* INFORMATION PROVIDED *
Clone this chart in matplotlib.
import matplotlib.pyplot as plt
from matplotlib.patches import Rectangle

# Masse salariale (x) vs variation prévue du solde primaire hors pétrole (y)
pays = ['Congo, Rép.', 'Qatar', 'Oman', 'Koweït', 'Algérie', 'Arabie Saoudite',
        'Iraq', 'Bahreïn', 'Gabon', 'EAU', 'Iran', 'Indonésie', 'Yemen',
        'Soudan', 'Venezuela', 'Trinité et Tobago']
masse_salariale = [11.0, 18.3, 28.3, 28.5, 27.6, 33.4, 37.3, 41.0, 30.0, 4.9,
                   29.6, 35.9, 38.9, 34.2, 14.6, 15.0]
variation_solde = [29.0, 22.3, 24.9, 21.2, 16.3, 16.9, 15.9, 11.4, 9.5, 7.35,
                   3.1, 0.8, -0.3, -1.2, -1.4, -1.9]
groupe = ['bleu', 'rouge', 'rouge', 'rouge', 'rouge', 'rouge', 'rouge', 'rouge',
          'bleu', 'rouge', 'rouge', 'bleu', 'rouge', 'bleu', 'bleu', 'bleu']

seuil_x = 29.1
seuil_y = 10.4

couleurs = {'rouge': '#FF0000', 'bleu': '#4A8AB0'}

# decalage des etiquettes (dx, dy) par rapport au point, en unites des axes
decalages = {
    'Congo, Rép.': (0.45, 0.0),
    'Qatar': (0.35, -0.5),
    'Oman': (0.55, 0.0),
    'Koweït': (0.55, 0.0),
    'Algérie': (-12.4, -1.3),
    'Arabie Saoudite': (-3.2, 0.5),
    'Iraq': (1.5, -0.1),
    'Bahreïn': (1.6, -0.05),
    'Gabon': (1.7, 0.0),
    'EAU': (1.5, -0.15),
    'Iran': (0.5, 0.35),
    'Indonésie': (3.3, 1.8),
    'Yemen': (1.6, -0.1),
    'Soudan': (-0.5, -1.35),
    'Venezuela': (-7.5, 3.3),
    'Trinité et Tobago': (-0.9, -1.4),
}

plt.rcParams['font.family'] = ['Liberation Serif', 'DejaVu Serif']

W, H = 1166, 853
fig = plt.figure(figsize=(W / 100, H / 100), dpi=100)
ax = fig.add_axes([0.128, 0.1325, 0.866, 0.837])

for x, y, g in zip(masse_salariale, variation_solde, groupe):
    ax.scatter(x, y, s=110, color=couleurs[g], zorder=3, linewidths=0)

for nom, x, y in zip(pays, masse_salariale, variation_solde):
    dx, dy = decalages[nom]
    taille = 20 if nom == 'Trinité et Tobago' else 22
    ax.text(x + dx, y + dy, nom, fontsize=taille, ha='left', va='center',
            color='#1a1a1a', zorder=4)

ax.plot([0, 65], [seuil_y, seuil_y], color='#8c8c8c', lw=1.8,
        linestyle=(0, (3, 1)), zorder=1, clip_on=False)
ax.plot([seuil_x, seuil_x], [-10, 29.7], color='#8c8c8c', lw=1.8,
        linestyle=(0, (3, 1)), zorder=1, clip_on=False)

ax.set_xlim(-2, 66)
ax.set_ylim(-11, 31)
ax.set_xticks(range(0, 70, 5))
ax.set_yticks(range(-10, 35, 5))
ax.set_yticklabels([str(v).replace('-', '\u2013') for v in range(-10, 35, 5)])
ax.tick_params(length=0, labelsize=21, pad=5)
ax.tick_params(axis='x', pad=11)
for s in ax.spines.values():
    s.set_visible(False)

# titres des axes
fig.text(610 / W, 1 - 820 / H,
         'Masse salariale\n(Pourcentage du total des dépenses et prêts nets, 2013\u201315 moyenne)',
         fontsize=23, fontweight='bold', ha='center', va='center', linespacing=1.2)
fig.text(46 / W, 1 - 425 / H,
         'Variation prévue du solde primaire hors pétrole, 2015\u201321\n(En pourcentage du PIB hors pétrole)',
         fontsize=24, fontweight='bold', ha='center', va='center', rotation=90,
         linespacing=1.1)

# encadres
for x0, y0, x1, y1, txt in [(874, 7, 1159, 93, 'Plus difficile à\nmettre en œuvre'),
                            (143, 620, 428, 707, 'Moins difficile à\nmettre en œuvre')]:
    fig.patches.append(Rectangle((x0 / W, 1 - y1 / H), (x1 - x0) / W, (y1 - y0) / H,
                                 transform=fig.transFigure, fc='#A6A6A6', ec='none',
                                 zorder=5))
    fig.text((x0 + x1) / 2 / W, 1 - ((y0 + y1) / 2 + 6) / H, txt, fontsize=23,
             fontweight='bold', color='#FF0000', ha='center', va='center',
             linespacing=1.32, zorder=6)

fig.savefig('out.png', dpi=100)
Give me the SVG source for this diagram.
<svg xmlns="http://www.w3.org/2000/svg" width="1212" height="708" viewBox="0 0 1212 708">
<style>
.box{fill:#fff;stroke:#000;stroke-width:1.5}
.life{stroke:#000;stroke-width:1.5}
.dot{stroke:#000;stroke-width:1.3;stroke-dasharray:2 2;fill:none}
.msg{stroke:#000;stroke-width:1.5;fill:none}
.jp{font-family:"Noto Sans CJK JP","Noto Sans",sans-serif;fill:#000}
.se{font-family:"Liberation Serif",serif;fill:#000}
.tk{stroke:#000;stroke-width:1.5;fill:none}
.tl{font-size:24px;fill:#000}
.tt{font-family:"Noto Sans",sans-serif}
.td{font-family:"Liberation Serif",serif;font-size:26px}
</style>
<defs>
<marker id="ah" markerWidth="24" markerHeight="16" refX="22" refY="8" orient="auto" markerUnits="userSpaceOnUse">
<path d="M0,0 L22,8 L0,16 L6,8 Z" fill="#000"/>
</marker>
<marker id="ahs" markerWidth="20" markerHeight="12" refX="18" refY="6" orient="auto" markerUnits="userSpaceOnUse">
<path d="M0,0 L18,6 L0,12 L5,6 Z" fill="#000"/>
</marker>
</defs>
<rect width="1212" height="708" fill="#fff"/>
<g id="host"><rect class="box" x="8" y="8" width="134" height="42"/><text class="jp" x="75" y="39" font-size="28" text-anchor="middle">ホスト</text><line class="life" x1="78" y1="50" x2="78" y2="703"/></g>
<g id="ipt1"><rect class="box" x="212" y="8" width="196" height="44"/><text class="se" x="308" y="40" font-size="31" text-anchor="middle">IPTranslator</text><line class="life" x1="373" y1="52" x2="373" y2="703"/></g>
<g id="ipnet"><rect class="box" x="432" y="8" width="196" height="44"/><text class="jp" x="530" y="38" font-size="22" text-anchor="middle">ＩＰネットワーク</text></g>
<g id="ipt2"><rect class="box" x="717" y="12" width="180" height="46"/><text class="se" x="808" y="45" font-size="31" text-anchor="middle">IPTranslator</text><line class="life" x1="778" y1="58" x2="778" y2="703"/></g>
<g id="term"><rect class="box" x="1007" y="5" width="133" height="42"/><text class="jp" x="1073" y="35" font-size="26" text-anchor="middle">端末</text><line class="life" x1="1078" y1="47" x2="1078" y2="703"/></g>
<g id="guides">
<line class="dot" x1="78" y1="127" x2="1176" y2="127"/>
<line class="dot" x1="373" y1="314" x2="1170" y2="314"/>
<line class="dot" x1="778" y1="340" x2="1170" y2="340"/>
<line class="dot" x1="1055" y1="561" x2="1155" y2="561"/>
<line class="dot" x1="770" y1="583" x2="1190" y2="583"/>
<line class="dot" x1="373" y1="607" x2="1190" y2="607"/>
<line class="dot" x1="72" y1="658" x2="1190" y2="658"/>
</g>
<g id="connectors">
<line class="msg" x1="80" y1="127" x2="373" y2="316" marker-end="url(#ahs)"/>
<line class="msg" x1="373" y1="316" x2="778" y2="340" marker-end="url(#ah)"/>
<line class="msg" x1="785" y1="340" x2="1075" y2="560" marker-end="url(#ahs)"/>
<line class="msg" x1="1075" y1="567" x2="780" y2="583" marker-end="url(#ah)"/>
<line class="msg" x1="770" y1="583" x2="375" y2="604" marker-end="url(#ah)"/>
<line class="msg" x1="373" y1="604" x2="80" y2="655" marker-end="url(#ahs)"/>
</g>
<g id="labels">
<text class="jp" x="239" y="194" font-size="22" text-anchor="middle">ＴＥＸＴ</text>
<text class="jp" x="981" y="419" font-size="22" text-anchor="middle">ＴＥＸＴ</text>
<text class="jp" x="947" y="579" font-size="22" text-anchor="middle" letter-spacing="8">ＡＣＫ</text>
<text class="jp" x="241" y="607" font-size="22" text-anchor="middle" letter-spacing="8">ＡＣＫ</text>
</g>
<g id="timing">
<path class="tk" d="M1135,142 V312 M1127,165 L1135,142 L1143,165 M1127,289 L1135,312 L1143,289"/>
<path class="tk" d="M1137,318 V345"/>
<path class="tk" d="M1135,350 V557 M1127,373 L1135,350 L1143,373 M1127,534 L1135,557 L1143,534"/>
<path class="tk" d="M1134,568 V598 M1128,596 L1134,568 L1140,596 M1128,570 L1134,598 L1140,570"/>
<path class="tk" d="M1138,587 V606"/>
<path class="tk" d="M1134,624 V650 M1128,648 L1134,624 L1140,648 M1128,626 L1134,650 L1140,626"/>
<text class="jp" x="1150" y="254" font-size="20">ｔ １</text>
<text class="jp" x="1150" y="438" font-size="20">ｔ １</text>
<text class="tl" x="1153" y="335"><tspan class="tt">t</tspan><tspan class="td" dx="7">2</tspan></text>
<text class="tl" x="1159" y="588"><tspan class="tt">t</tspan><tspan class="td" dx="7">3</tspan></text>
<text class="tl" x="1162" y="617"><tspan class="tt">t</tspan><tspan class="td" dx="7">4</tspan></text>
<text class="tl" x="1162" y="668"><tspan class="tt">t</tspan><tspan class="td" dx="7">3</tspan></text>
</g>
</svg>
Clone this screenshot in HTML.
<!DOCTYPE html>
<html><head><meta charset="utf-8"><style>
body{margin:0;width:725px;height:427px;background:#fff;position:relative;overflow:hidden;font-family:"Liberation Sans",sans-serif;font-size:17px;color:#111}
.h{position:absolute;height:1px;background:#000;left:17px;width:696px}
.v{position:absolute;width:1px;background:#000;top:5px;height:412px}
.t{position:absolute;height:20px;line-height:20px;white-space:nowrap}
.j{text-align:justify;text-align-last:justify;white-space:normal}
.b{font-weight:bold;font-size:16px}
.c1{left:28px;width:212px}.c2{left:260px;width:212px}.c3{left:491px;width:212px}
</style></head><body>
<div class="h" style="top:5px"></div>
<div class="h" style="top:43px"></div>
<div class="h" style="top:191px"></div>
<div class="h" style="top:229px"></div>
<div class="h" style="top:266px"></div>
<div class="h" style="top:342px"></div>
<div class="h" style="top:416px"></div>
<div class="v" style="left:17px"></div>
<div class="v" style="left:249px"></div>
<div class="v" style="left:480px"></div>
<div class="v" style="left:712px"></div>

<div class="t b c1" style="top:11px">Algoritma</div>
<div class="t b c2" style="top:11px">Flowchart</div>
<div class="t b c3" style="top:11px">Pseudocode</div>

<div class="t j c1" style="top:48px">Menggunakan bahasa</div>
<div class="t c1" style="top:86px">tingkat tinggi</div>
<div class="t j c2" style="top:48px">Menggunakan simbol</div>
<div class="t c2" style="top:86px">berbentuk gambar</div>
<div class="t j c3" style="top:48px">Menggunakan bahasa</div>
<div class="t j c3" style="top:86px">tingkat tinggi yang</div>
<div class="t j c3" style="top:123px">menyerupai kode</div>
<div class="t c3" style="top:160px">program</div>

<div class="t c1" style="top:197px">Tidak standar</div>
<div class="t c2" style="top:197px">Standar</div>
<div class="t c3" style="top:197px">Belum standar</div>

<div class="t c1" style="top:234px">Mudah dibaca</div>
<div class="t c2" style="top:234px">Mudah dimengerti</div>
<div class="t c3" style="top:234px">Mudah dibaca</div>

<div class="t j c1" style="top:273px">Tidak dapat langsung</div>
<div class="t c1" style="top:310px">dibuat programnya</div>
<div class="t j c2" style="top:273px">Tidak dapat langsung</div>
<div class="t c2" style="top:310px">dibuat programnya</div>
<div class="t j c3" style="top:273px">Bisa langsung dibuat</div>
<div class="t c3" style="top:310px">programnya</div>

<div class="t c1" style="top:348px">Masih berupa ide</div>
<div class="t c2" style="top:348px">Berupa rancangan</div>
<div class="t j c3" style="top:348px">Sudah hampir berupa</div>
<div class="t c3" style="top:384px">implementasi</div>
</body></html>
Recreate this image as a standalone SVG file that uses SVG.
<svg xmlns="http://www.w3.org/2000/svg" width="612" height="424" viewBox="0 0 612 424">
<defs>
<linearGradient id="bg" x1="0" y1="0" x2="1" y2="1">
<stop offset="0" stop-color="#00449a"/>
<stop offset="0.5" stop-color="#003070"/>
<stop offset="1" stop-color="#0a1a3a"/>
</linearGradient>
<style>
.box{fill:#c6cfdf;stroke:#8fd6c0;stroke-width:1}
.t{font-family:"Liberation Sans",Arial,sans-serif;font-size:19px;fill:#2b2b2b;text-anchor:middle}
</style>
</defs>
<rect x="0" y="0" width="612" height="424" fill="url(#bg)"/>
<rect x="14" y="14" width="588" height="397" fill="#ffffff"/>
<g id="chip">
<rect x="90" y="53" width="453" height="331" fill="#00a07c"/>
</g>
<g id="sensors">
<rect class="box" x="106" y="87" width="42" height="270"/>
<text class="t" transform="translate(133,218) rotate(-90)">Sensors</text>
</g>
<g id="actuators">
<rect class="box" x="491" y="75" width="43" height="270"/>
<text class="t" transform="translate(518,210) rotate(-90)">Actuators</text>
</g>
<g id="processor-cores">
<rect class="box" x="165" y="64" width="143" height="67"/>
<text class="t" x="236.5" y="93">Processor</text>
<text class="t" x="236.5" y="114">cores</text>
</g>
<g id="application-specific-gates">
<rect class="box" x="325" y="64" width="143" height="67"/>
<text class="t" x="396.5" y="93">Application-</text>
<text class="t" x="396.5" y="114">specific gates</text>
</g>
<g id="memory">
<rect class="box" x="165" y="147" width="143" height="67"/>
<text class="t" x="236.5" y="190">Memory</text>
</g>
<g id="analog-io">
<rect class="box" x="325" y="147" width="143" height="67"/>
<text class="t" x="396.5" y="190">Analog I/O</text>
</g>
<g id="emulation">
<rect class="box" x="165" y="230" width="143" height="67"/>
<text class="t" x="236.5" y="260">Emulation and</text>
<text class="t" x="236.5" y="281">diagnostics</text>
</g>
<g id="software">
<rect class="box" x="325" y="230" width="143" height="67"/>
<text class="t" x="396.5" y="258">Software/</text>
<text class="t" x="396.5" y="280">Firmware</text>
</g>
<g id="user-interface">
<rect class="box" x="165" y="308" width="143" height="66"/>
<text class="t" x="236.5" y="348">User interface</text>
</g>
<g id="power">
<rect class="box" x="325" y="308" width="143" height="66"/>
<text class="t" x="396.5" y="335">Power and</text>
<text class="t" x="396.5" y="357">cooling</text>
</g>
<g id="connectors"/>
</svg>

* INSTRUCTION *
Copy out every line of the material above that mentions the word "this".

* RESPONSE TO THE EXERCISE *
Clone this chart in matplotlib.
Give me the SVG source for this diagram.
Clone this screenshot in HTML.
Recreate this image as a standalone SVG file that uses SVG.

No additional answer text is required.